*EXERCISE BRIEF:*
Print, word for word, the opening line of the data below and every line after it through the line that contains "(7.355,5.94) -- (8.905,5.94);", but not the pictures.

□ □ □ □ □

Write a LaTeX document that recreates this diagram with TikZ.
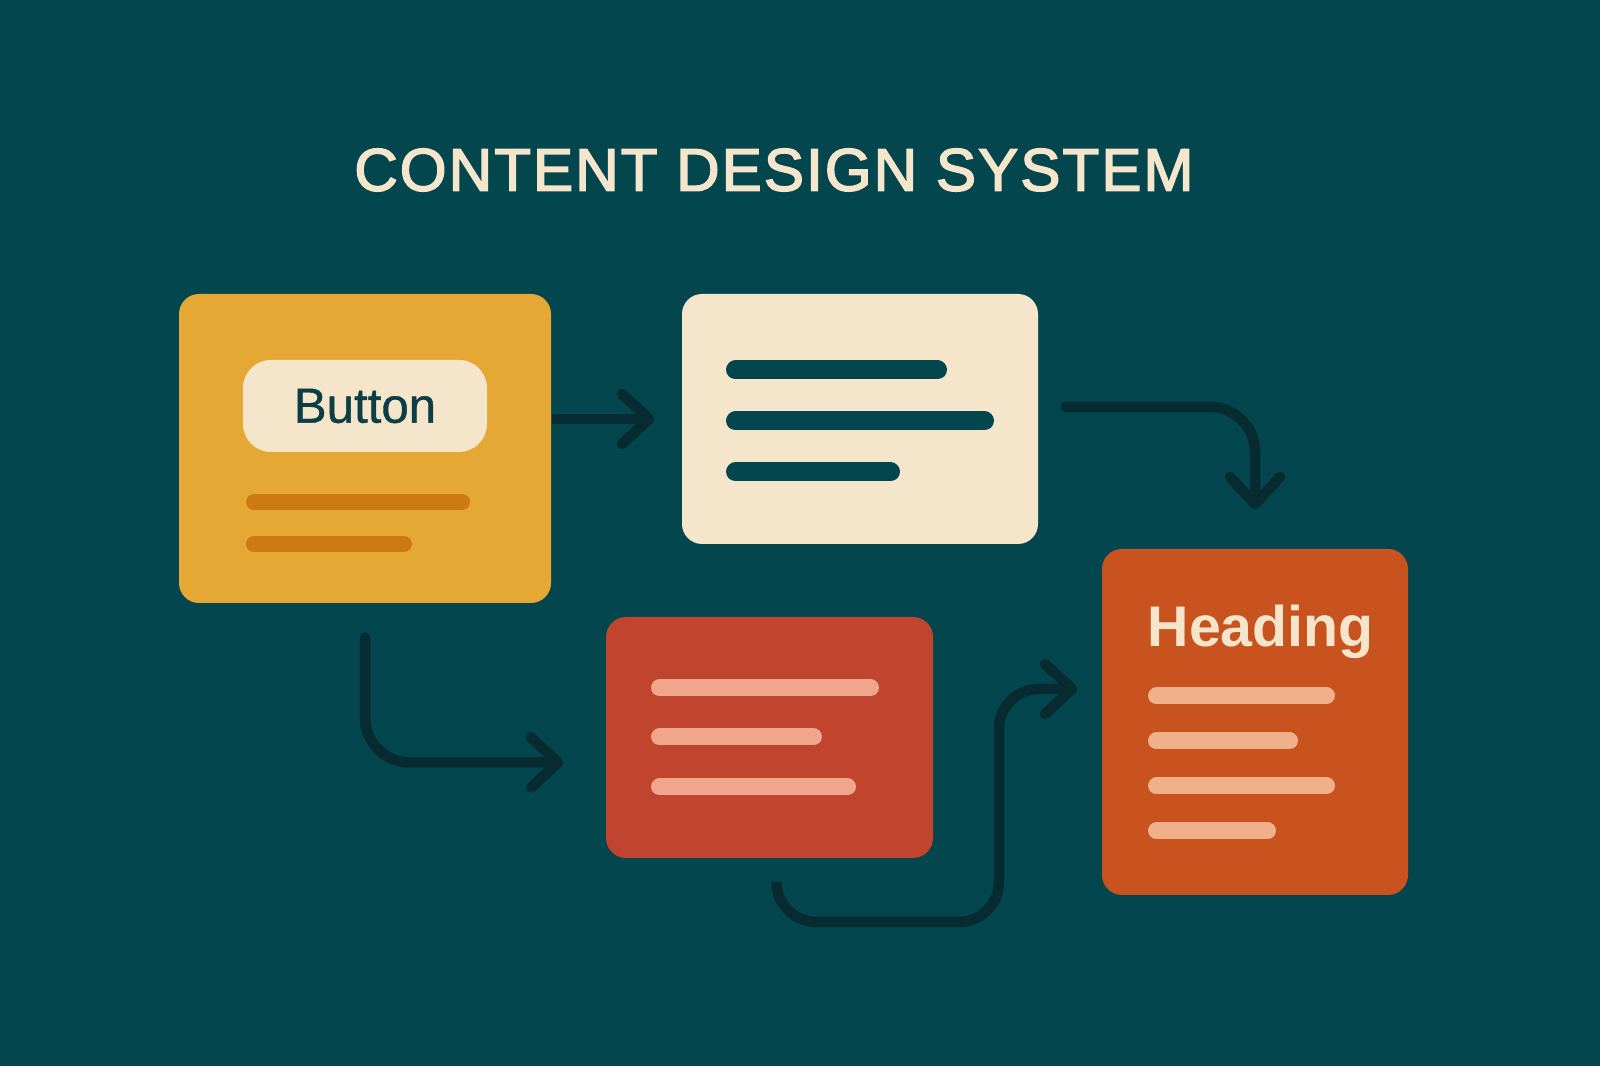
\documentclass[tikz,border=0pt]{standalone}
\usepackage{fontspec}
\setmainfont{Liberation Sans}
\newfontfamily\titlefont[LetterSpace=3.5, FakeBold=2.6]{Liberation Sans}
\newfontfamily\buttonfont[FakeBold=0.8]{Liberation Sans}
\usetikzlibrary{arrows.meta}

\definecolor{bgteal}{HTML}{03464E}
\definecolor{connector}{HTML}{072B30}
\definecolor{cardyellow}{HTML}{E6A835}
\definecolor{lineyellow}{HTML}{CE7A12}
\definecolor{cardcream}{HTML}{F5E6CB}
\definecolor{cardred}{HTML}{C1442E}
\definecolor{linered}{HTML}{EFA68C}
\definecolor{cardorange}{HTML}{C9531F}
\definecolor{lineorange}{HTML}{EFB08A}
\definecolor{buttontext}{HTML}{0B3F45}

\tikzset{
    card/.style={rounded corners=0.2cm, inner sep=0pt},
    textbar/.style={line width=0.17cm, line cap=round},
    conn/.style={draw=connector, line width=0.105cm, line cap=round, rounded corners=0.45cm,
        -{Straight Barb[length=0.27cm, width=0.5cm, round]}},
}

\begin{document}
\begin{tikzpicture}
    \fill[bgteal] (0,0) rectangle (16,10.66);

    % title
    \node[text=cardcream, inner sep=0pt, font=\titlefont\fontsize{17.1}{20}\selectfont] (title) at (7.74,8.96) {CONTENT DESIGN SYSTEM};

    % cards
    \node[card, fill=cardyellow, minimum width=3.72cm, minimum height=3.09cm] (yel) at (3.65,6.175) {};
    \node[card, fill=cardcream, minimum width=3.56cm, minimum height=2.50cm] (cream) at (8.60,6.47) {};
    \node[card, fill=cardred, minimum width=3.27cm, minimum height=2.41cm] (red) at (7.695,3.285) {};
    \node[card, fill=cardorange, minimum width=3.06cm, minimum height=3.46cm] (orange) at (12.55,3.44) {};

    % yellow card
    \node[card, rounded corners=0.28cm, fill=cardcream, text=buttontext, font=\buttonfont\fontsize{14}{16}\selectfont,
        minimum width=2.44cm, minimum height=0.92cm] (button) at (3.65,6.60) {Button};
    \draw[textbar, lineyellow, line width=0.16cm] (2.54,5.64) -- (4.62,5.64);
    \draw[textbar, lineyellow, line width=0.16cm] (2.54,5.22) -- (4.04,5.22);

    % cream card
    \draw[textbar, bgteal, line width=0.19cm] (7.355,6.96) -- (9.375,6.96);
    \draw[textbar, bgteal, line width=0.19cm] (7.355,6.45) -- (9.845,6.45);
    \draw[textbar, bgteal, line width=0.19cm] (7.355,5.94) -- (8.905,5.94);

    % red card
    \draw[textbar, linered] (6.595,3.78) -- (8.705,3.78);
    \draw[textbar, linered] (6.595,3.29) -- (8.135,3.29);
    \draw[textbar, linered] (6.595,2.79) -- (8.475,2.79);

    % orange card
    \node[anchor=base west, text=cardcream, inner sep=0pt, font=\bfseries\fontsize{16.3}{18}\selectfont] (heading) at (11.47,4.19) {Heading};
    \draw[textbar, lineorange] (11.565,3.70) -- (13.265,3.70);
    \draw[textbar, lineorange] (11.565,3.25) -- (12.895,3.25);
    \draw[textbar, lineorange] (11.565,2.80) -- (13.265,2.80);
    \draw[textbar, lineorange] (11.565,2.35) -- (12.675,2.35);

    % connectors
    \draw[conn, line cap=butt, shorten >=0.27cm] (yel.east |- cream.west) -- (cream.west);
    \draw[conn, shorten <=0.27cm, shorten >=0.39cm] ([yshift=0.12cm]cream.east) -| (orange.north);
    \draw[conn, shorten <=0.34cm, shorten >=0.42cm] (yel.south) |- ([yshift=-0.25cm]red.west);
    \coordinate (loop) at (9.99,1.44);
    \draw[conn, rounded corners=0.4cm, shorten <=0.25cm, shorten >=0.24cm]
        ([xshift=0.07cm]red.south) |- (loop) |- ([yshift=0.33cm]orange.west);
\end{tikzpicture}
\end{document}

□ □ □ □ □

*RESULT FOR THIS EXERCISE:*
Write a LaTeX document that recreates this diagram with TikZ.
\documentclass[tikz,border=0pt]{standalone}
\usepackage{fontspec}
\setmainfont{Liberation Sans}
\newfontfamily\titlefont[LetterSpace=3.5, FakeBold=2.6]{Liberation Sans}
\newfontfamily\buttonfont[FakeBold=0.8]{Liberation Sans}
\usetikzlibrary{arrows.meta}

\definecolor{bgteal}{HTML}{03464E}
\definecolor{connector}{HTML}{072B30}
\definecolor{cardyellow}{HTML}{E6A835}
\definecolor{lineyellow}{HTML}{CE7A12}
\definecolor{cardcream}{HTML}{F5E6CB}
\definecolor{cardred}{HTML}{C1442E}
\definecolor{linered}{HTML}{EFA68C}
\definecolor{cardorange}{HTML}{C9531F}
\definecolor{lineorange}{HTML}{EFB08A}
\definecolor{buttontext}{HTML}{0B3F45}

\tikzset{
    card/.style={rounded corners=0.2cm, inner sep=0pt},
    textbar/.style={line width=0.17cm, line cap=round},
    conn/.style={draw=connector, line width=0.105cm, line cap=round, rounded corners=0.45cm,
        -{Straight Barb[length=0.27cm, width=0.5cm, round]}},
}

\begin{document}
\begin{tikzpicture}
    \fill[bgteal] (0,0) rectangle (16,10.66);

    % title
    \node[text=cardcream, inner sep=0pt, font=\titlefont\fontsize{17.1}{20}\selectfont] (title) at (7.74,8.96) {CONTENT DESIGN SYSTEM};

    % cards
    \node[card, fill=cardyellow, minimum width=3.72cm, minimum height=3.09cm] (yel) at (3.65,6.175) {};
    \node[card, fill=cardcream, minimum width=3.56cm, minimum height=2.50cm] (cream) at (8.60,6.47) {};
    \node[card, fill=cardred, minimum width=3.27cm, minimum height=2.41cm] (red) at (7.695,3.285) {};
    \node[card, fill=cardorange, minimum width=3.06cm, minimum height=3.46cm] (orange) at (12.55,3.44) {};

    % yellow card
    \node[card, rounded corners=0.28cm, fill=cardcream, text=buttontext, font=\buttonfont\fontsize{14}{16}\selectfont,
        minimum width=2.44cm, minimum height=0.92cm] (button) at (3.65,6.60) {Button};
    \draw[textbar, lineyellow, line width=0.16cm] (2.54,5.64) -- (4.62,5.64);
    \draw[textbar, lineyellow, line width=0.16cm] (2.54,5.22) -- (4.04,5.22);

    % cream card
    \draw[textbar, bgteal, line width=0.19cm] (7.355,6.96) -- (9.375,6.96);
    \draw[textbar, bgteal, line width=0.19cm] (7.355,6.45) -- (9.845,6.45);
    \draw[textbar, bgteal, line width=0.19cm] (7.355,5.94) -- (8.905,5.94);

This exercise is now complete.